EAT OR WE BOTH STARVE
Victoria Kennefick is a poet, writer and teacher from Shanagarry, Co. Cork now based in Co. Kerry. Her first collection, Eat or We Both Starve is published by Carcanet Press. Her pamphlet, White Whale (Southword Editions, 2015), won the Munster Literature Centre Fool for Poetry Chapbook Competition and the Saboteur Award for Best Poetry Pamphlet. Her work has appeared in Poetry, The Poetry Review, PN Review, Poetry Ireland Review, The Stinging Fly, Poetry News, Prelude, Copper Nickel, The Irish Times, Ambit, bath magg, Banshee and elsewhere. She won the 2013 Red Line Book Festival Poetry Prize and many of her poems have also been anthologised and broadcast on national radio stations. A recipient of a Next Generation Artist Award from the Arts Council of Ireland, she has received bursaries from Kerry County Council and Words Ireland. She is a co-host of the Unlaunched Books Podcast and is on the committee of Listowel Writers’ Week, Ireland’s longest-running literary festival. Victoria holds a doctorate in English from University College Cork and studied at Emory University and Georgia College and State University as part of a Fulbright Scholarship. Her research on the short stories of Flannery O’Connor and Frank O’Connor was also funded by an IRCHSS Scholarship and a MARBL Fellowship.

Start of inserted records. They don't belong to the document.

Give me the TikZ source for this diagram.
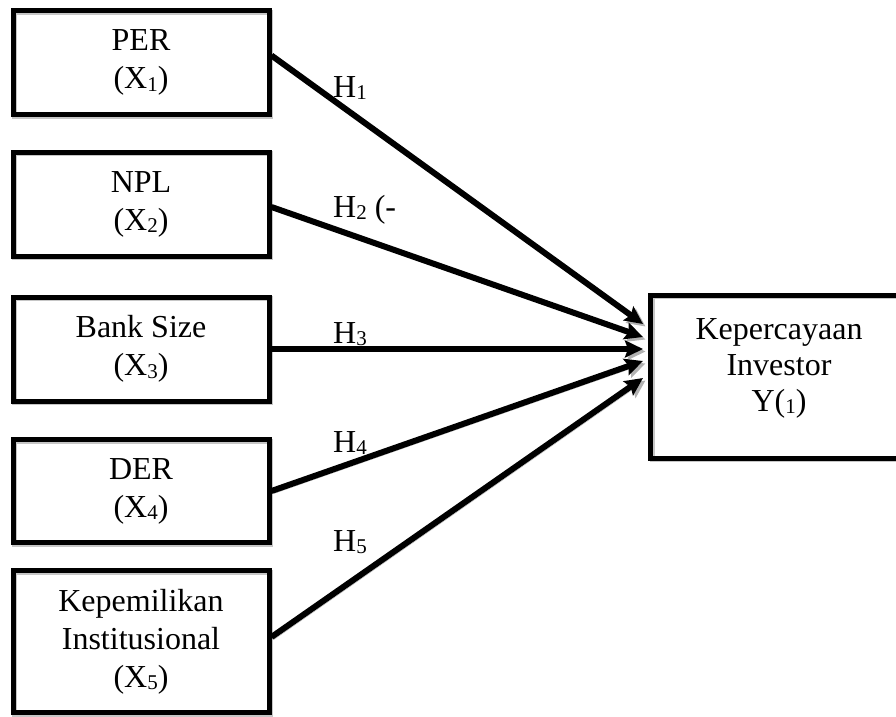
\documentclass[tikz,border=0pt]{standalone}
\usepackage{fontspec}
\setmainfont{Liberation Serif}
\usetikzlibrary{arrows.meta}
\newcommand{\lowsub}[1]{\raisebox{-2.5pt}{\fontsize{21}{21}\selectfont #1}}

\begin{document}
\begin{tikzpicture}[x=1pt,y=-1pt,
    font=\fontsize{32}{38}\selectfont,
    varbox/.style={draw, line width=5pt, minimum width=256pt, minimum height=104pt,
      align=center, inner sep=0pt,
      preaction={draw=gray!45, line width=5pt, transform canvas={shift={(1.5,1.5)}}}},
    hyp/.style={line width=6pt, -{Stealth[length=18pt,width=17pt,inset=3pt]},
      preaction={draw=gray!60, transform canvas={shift={(2.5,2.5)}}}},
    hlabel/.style={anchor=base west, inner sep=0pt}]
    \path[use as bounding box, clip] (0, 0) rectangle (896, 716);
    % independent variables
    \node[varbox] (per) at (141, 62.5) {PER\\(X\lowsub{1})};
    \node[varbox] (npl) at (141, 204) {NPL\\(X\lowsub{2})};
    \node[varbox] (size) at (141, 349) {Bank Size\\(X\lowsub{3})};
    \node[varbox, minimum height=103pt] (der) at (141, 491) {DER\\(X\lowsub{4})};
    \node[varbox, minimum height=142pt] (inst) at (141, 641.5) {Kepemilikan\\Institusional\\(X\lowsub{5})};
    % dependent variable
    \node[varbox, minimum width=270pt, minimum height=163pt] (y) at (785.5, 376.5) {};
    \node[align=center, font=\fontsize{32}{36}\selectfont] (ytext) at (779, 368) {Kepercayaan\\Investor\\Y(\lowsub{1})};
    % arrow ends
    \coordinate (t1) at (643, 324);
    \coordinate (t2) at (643, 337);
    \coordinate (t3) at (643, 349);
    \coordinate (t4) at (643, 361);
    \coordinate (t5) at (643, 378);
    \draw[hyp] ([yshift=7pt]per.east) -- (t1);
    \draw[hyp] ([yshift=-3pt]npl.east) -- (t2);
    \draw[hyp] (size.east) -- (t3);
    \draw[hyp] (der.east) -- (t4);
    \draw[hyp] ([yshift=4.5pt]inst.east) -- (t5);
    % hypotheses
    \node[hlabel] (h1) at (333, 97) {H\lowsub{1}};
    \node[hlabel] (h2) at (333, 217) {H\lowsub{2} (-};
    \node[hlabel] (h3) at (333, 343) {H\lowsub{3}};
    \node[hlabel] (h4) at (333, 452) {H\lowsub{4}};
    \node[hlabel] (h5) at (333, 551) {H\lowsub{5}};
\end{tikzpicture}
\end{document}
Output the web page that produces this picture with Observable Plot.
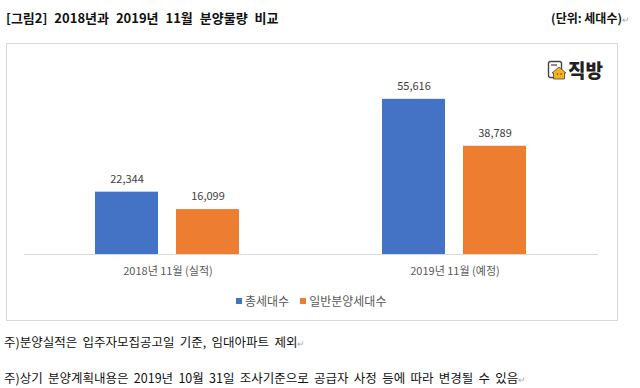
<!DOCTYPE html>
<html><head><meta charset="utf-8">
<script src="https://cdn.jsdelivr.net/npm/d3@7"></script>
<script src="https://cdn.jsdelivr.net/npm/@observablehq/plot@0.6"></script>
<style>
body{margin:0;background:#fff;font-family:"Noto Sans CJK KR","Noto Sans",sans-serif;width:640px;height:388px;position:relative;overflow:hidden;}
.abs{position:absolute;white-space:nowrap;}
.title{left:6px;top:8px;font-size:13px;font-weight:bold;color:#111;word-spacing:4px;}
.unit{right:10px;top:9px;font-size:12px;font-weight:bold;color:#111;}
.pm{color:#aaa;font-size:9px;font-weight:normal;}
.box{left:6px;top:43px;width:610px;height:276px;border:1px solid #d9d9d9;}
.note{left:4px;font-size:12.5px;color:#111;word-spacing:2.5px;}
.legend{top:292px;left:236px;font-size:12px;color:#595959;display:flex;align-items:center;}
.sw{display:inline-block;width:6px;height:6px;margin-right:3px;}
.logo{left:547px;top:56px;display:flex;align-items:center;font-weight:900;font-size:19px;color:#222;}
</style></head>
<body>
<div class="abs title">[그림2] 2018년과 2019년 11월 분양물량 비교</div>
<div class="abs unit">(단위: 세대수)<span class="pm">↵</span></div>
<div class="abs box"></div>
<div id="chart" class="abs" style="left:0;top:43px;"></div>
<div class="abs logo"><svg width="20" height="20" viewBox="0 0 20 20"><rect x="1.5" y="1.5" width="13" height="16" rx="2" fill="#fff" stroke="#444" stroke-width="1.4"/><line x1="4" y1="5" x2="10" y2="5" stroke="#444" stroke-width="1.2"/><path d="M5 13 L12 7 L19 13 L17.5 13 L17.5 19 L6.5 19 L6.5 13 Z" fill="#f5b21b" stroke="#444" stroke-width="0.8"/><circle cx="10.5" cy="14" r="0.8" fill="#7a3b00"/><circle cx="14" cy="14" r="0.8" fill="#7a3b00"/></svg><span style="margin-left:1px">직방</span></div>
<div id="legend" class="abs legend"></div>
<div class="abs note" style="top:332px;">주)분양실적은 입주자모집공고일 기준, 임대아파트 제외<span class="pm">↵</span></div>
<div class="abs note" style="top:368px;">주)상기 분양계획내용은 2019년 10월 31일 조사기준으로 공급자 사정 등에 따라 변경될 수 있음<span class="pm">↵</span></div>
<script>
const categories = ["2018년 11월 (실적)", "2019년 11월 (예정)"];
const seriesNames = ["총세대수", "일반분양세대수"];
const totalUnits = [22344, 55616];
const generalUnits = [16099, 38789];
const colors = ["#4472C4", "#ED7D31"];

const data = categories.flatMap((c, i) => [
  {period: c, series: seriesNames[0], value: totalUnits[i]},
  {period: c, series: seriesNames[1], value: generalUnits[i]}
]);

const chart = Plot.plot({
  width: 640,
  height: 246,
  marginTop: 43.6,
  marginBottom: 35,
  marginLeft: 24,
  marginRight: 42,
  style: {fontFamily: '"Noto Sans CJK KR","Noto Sans",sans-serif', fontSize: "11px", color: "#595959", background: "transparent"},
  fx: {domain: categories, padding: 0, label: null, axis: null},
  x: {domain: seriesNames, axis: null, paddingInner: 0.22, paddingOuter: 0.87},
  y: {domain: [0, 60000], axis: null},
  color: {domain: seriesNames, range: colors},
  marks: [
    Plot.axisFx({anchor: "bottom", tickSize: 0, tickPadding: 13, label: null, fill: "#595959"}),
    Plot.barY(data, {fx: "period", x: "series", y: "value", fill: "series"}),
    Plot.ruleY([0], {stroke: "#d9d9d9", strokeWidth: 1}),
    Plot.text(data, {fx: "period", x: "series", y: "value", text: d => d3.format(",")(d.value), dy: -13, fill: "#404040", fontSize: 11})
  ]
});
document.getElementById("chart").appendChild(chart);

const lg = document.getElementById("legend");
seriesNames.forEach((s, i) => {
  const item = document.createElement("span");
  item.style.marginRight = "11px";
  item.style.display = "flex";
  item.style.alignItems = "center";
  item.innerHTML = `<span class="sw" style="background:${colors[i]}"></span>${s}`;
  lg.appendChild(item);
});
</script>
</body></html>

"Victoria Kennefick writes with a fresh urgency, giving us poems that are honest and fearless. She once said: "Poetry has saved my life, made my life. Reading and writing it have taught me bravery and discipline." Kennefick is unafraid to explore bereavement, sex and the female body in her poetry. She writes with a visceral originality. Her poems are rich with physical sensations. She is able to find beauty in the big subjects like sorrow and desire, offering us the finest, most startling details. Her identity as a young Irish woman is hugely important to her, something she explores with intelligence and candour. I have always felt there is nothing Victoria could not tackle. The scope in her work is exhilarating."